When we talk about work in general we usually refer to employment, to work that is part of a specific mode of production, in our case the capitalist one, or to work for which we try to receive remuneration that allows us to go to the market to acquire the goods and services necessary to live. The qualifier «informal» that is technically used in official statistics (with all the reservations that the official implies in many failed or not very transparent States), tells us of work lacking contracts, lacking adequate remuneration for the level of work performed and lacking direct social benefits in the innumerable situations of work inactivity that may arise when we work: rest, illness, accident, care of children and elderly parents, retirement…

We repeat: it is in this situation that the majority of workers in the world still find themselves (more than 60%) and the trend towards exclusion from the «labour market» of capitalism does not seem likely to stop with technological advances.

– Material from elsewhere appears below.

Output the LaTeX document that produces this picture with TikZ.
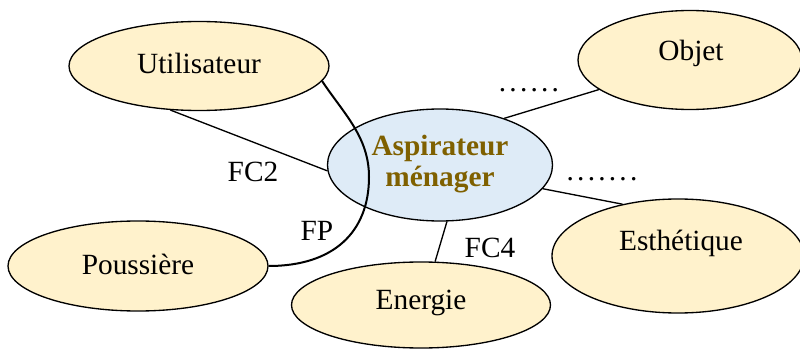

It is important that it has faces and names. Because we have already become accustomed to the coldness of statistics and calamities without thinking of them as great injustices. The informal economy, which is the niche of the criminal economy of prostitution, delinquency, drugs, human trafficking, the mafias of emigration, etc., is the usual means of livelihood in many areas of the planet. Especially bleeding in the peripheries of all large cities. But no less important in the rural or mineral extraction sector. Without forgetting that it is also present in countries that we consider «developed». Considering only «formal» self-employment and chronic unemployment, we are aware that here too a great deal of work and undeclared money moves, from which results the difference that allows us to make ends meet.

We have frequently heard that we are facing the most efficient and just economic system that history has produced. But of course, that depends on what we measure. That depends on what we consider «wealth» in economics. If what we call the economy has as its primary objective to be able to dispose of what is necessary for us to develop a dignified life, the proof that this system does not fulfil this is there. But the worst thing is that we have not realised that all our mental (and cultural) categories have accepted this system that prioritises capital over work as the only possible one. And they have perverted work so much as the main source of wealth that we human beings have that even our Spanish minister (of work?) says that her mission is to abolish it. That is, to live off the capital fairy tale or rents, which, apparently, are generated out of nothing. Let them tell that to more than 60% of the «invisible» workers in the world. Only those who have slaves are allowed the luxury of not working. And we remind the minister (of work?) and, incidentally, the unions, that there are still more than 400 million child slaves in the world. And that we will shout it next 16th of April, International Day against Child Slavery.